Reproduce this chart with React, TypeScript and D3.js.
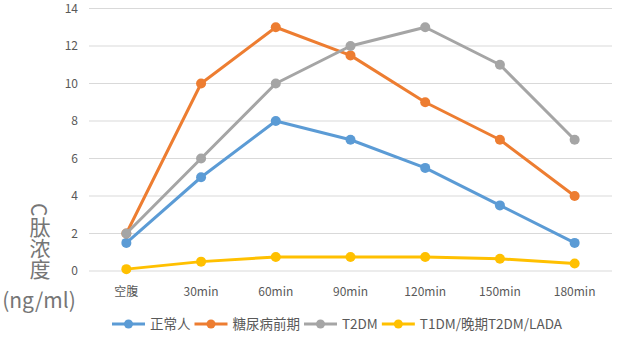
import React, { useRef, useEffect } from "react";
import * as d3 from "d3";

const categories = ["空腹", "30min", "60min", "90min", "120min", "150min", "180min"];
const seriesNames = ["正常人", "糖尿病前期", "T2DM", "T1DM/晚期T2DM/LADA"];
const normal = [1.5, 5, 8, 7, 5.5, 3.5, 1.5];
const prediabetes = [2, 10, 13, 11.5, 9, 7, 4];
const t2dm = [2, 6, 10, 12, 13, 11, 7];
const t1dm = [0.1, 0.5, 0.75, 0.75, 0.75, 0.65, 0.4];
const yTicks = [0, 2, 4, 6, 8, 10, 12, 14];
const colors = ["#5B9BD5", "#ED7D31", "#A5A5A5", "#FFC000"];

const font = "'Microsoft YaHei', 'Noto Sans CJK SC', sans-serif";

const App = () => {
  const ref = useRef<SVGSVGElement>(null);

  useEffect(() => {
    const svg = d3.select(ref.current);
    svg.selectAll("*").remove();

    const x = d3.scaleBand().domain(categories).range([89, 612]);
    const y = d3.scaleLinear().domain([0, 14]).range([271, 8.5]);
    const allSeries = [normal, prediabetes, t2dm, t1dm];

    // grid
    svg.append("g")
      .selectAll("line")
      .data(yTicks)
      .join("line")
      .attr("x1", 89)
      .attr("x2", 612)
      .attr("y1", d => y(d))
      .attr("y2", d => y(d))
      .attr("stroke", "#D9D9D9")
      .attr("stroke-width", 1);

    svg.append("g")
      .selectAll("text")
      .data(yTicks)
      .join("text")
      .attr("x", 78)
      .attr("y", d => y(d) + 4)
      .attr("text-anchor", "end")
      .attr("font-size", 12)
      .attr("fill", "#595959")
      .text(d => d);

    svg.append("g")
      .selectAll("text")
      .data(categories)
      .join("text")
      .attr("x", d => x(d)! + x.bandwidth() / 2)
      .attr("y", 296)
      .attr("text-anchor", "middle")
      .attr("font-size", 12)
      .attr("fill", "#595959")
      .text(d => d);

    const line = d3.line<number>()
      .x((d, i) => x(categories[i])! + x.bandwidth() / 2)
      .y(d => y(d));

    allSeries.forEach((vals, si) => {
      const g = svg.append("g");
      g.append("path")
        .attr("d", line(vals))
        .attr("fill", "none")
        .attr("stroke", colors[si])
        .attr("stroke-width", 3)
        .attr("stroke-linejoin", "round");
      g.selectAll("circle")
        .data(vals)
        .join("circle")
        .attr("cx", (d, i) => x(categories[i])! + x.bandwidth() / 2)
        .attr("cy", d => y(d))
        .attr("r", 5)
        .attr("fill", colors[si]);
    });

    // y-axis title, vertical text then unit
    const title = svg.append("g").attr("fill", "#767676").attr("font-size", 21);
    title.append("text")
      .attr("x", 40)
      .attr("y", 203)
      .attr("writing-mode", "vertical-rl")
      .text("C肽浓度");
    title.append("text")
      .attr("x", 39)
      .attr("y", 308)
      .attr("text-anchor", "middle")
      .text("(ng/ml)");

    // legend
    const legend = svg.append("g");
    let lx = 112;
    seriesNames.forEach((name, i) => {
      legend.append("line")
        .attr("x1", lx)
        .attr("x2", lx + 33)
        .attr("y1", 324)
        .attr("y2", 324)
        .attr("stroke", colors[i])
        .attr("stroke-width", 3);
      legend.append("circle")
        .attr("cx", lx + 16.5)
        .attr("cy", 324)
        .attr("r", 4.5)
        .attr("fill", colors[i]);
      const t = legend.append("text")
        .attr("x", lx + 38)
        .attr("y", 329)
        .attr("font-size", 13.5)
        .attr("fill", "#595959")
        .text(name);
      const w = (t.node() as SVGTextElement).getComputedTextLength();
      lx = lx + 38 + w + 4;
    });
  }, []);

  return (
    <svg ref={ref} width={636} height={348} style={{ position: "absolute", left: 0, top: 0, fontFamily: font, background: "#fff" }} />
  );
};

export default App;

================

Pictures are excluded: retype only the lines from the beginning of the listing above through the line with "import * as", both included.

Reproduce this chart with React, TypeScript and D3.js.
import React, { useRef, useEffect } from "react";
import * as d3 from "d3";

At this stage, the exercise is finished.